### [Brief]
Print the records below exactly, starting at the first line and stopping after the line that contains "from matplotlib.ticker import MultipleLocator". Leave out any pictures.

### [Dataset rows]
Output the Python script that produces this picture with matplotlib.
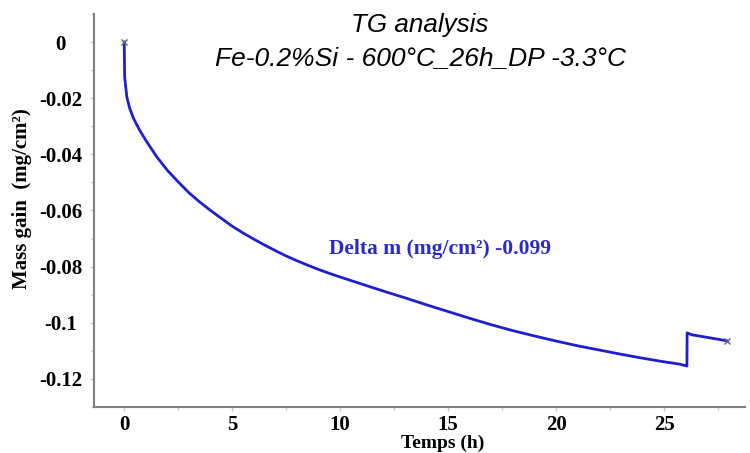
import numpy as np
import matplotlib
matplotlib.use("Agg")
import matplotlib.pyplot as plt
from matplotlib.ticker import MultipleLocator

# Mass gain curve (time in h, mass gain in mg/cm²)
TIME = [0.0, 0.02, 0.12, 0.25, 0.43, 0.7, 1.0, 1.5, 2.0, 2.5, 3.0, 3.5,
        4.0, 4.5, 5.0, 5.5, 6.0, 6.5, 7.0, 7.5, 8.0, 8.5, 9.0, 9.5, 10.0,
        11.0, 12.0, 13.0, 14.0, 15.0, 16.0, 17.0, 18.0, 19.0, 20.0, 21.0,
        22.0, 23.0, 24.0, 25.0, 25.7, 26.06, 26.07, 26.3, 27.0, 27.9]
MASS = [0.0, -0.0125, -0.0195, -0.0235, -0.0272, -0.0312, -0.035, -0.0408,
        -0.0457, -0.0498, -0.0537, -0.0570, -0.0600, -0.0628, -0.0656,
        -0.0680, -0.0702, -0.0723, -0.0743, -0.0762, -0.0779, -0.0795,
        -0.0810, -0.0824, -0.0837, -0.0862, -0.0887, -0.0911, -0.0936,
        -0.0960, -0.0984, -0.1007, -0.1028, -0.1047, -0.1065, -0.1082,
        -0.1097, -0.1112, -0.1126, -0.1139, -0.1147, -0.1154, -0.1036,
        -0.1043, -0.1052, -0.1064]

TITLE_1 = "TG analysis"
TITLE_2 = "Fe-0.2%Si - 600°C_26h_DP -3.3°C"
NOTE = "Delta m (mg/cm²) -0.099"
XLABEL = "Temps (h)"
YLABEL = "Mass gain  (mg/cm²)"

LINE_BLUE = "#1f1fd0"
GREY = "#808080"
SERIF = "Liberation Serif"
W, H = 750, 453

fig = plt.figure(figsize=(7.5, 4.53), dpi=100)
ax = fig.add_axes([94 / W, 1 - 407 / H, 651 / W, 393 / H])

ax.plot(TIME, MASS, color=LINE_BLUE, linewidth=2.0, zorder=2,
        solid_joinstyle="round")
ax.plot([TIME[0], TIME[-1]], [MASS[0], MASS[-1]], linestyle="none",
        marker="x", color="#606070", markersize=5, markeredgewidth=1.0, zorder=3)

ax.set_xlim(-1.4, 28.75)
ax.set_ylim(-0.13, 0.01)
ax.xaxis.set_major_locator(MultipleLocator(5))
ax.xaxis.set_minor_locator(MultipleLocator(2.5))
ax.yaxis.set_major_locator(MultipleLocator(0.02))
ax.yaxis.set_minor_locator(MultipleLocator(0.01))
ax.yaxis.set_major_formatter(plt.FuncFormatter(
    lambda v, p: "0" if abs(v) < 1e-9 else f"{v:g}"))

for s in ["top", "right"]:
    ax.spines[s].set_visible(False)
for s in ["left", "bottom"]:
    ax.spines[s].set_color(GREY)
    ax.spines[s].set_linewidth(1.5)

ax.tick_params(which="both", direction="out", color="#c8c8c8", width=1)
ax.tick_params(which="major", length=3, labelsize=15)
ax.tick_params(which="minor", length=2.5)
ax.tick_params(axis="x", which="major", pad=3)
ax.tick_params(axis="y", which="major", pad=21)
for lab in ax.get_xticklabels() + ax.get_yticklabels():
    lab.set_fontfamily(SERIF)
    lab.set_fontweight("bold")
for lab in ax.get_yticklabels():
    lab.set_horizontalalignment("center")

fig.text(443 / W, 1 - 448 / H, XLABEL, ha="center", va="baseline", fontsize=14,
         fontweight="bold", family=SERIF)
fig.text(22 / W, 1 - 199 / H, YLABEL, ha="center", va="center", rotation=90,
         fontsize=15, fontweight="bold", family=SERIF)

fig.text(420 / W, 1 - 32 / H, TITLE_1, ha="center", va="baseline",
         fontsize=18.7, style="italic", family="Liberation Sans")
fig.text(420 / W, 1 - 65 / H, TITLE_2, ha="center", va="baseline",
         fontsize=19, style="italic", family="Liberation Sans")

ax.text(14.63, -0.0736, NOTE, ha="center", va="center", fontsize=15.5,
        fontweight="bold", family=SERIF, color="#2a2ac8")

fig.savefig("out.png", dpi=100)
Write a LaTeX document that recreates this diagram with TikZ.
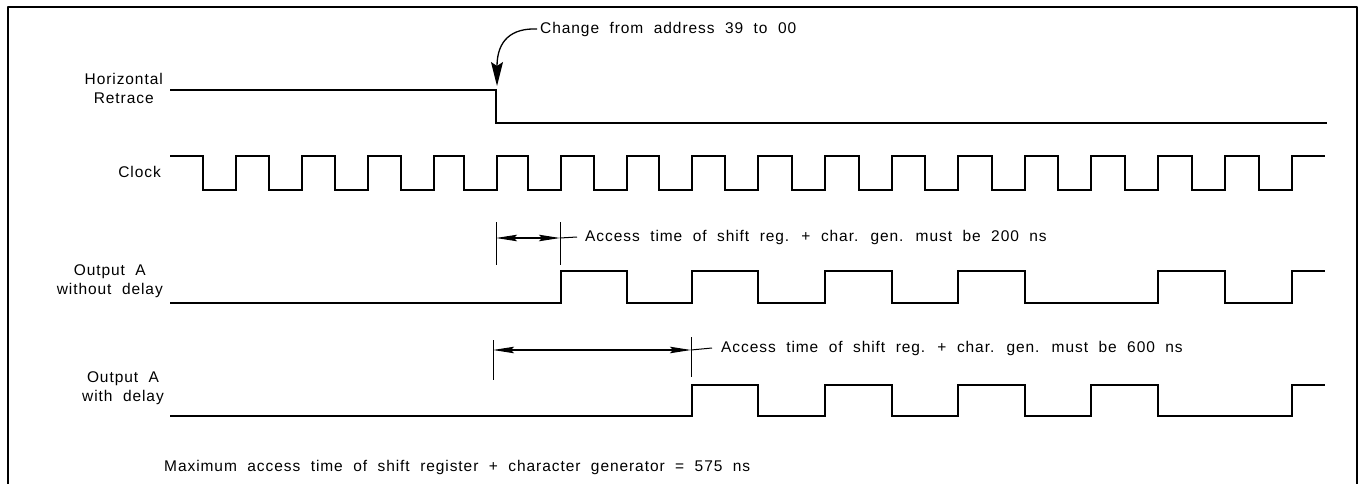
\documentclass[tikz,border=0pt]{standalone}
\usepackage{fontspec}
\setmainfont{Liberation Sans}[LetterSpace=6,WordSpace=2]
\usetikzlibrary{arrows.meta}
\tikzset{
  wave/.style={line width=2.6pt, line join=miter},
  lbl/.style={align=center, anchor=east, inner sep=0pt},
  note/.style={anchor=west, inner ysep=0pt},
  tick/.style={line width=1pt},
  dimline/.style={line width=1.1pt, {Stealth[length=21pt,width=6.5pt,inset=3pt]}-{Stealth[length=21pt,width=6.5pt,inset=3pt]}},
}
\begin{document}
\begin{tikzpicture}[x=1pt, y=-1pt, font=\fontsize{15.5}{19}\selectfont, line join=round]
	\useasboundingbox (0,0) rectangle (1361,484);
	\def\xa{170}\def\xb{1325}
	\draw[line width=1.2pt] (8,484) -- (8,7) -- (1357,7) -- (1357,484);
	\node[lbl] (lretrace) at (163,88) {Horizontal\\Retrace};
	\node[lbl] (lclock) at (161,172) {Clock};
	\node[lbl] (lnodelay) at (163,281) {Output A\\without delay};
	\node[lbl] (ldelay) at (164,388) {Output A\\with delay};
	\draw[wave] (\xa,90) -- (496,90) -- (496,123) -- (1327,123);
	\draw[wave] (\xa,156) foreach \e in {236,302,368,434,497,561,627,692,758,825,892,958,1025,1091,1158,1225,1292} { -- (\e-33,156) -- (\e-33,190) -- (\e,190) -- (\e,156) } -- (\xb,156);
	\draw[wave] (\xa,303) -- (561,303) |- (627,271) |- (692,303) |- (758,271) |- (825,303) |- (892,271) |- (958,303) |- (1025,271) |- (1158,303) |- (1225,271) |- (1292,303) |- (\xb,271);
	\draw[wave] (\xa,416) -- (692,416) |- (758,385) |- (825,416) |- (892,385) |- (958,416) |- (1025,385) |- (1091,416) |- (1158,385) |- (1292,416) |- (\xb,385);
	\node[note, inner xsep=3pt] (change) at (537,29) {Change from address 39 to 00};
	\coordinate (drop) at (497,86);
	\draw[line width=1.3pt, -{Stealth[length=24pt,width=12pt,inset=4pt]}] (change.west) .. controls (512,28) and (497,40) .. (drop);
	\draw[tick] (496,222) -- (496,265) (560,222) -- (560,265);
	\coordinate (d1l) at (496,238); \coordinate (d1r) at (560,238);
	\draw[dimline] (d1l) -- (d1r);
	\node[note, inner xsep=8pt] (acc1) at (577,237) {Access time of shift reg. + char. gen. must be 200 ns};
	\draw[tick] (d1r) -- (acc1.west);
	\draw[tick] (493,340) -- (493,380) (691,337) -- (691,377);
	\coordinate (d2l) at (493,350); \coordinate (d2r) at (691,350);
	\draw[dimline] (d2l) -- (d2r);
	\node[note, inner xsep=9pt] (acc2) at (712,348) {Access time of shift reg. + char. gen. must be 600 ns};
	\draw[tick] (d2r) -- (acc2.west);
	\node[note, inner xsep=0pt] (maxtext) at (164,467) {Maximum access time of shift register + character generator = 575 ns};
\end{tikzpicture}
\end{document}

### [Exercise output]
Output the Python script that produces this picture with matplotlib.
import numpy as np
import matplotlib
matplotlib.use("Agg")
import matplotlib.pyplot as plt
from matplotlib.ticker import MultipleLocator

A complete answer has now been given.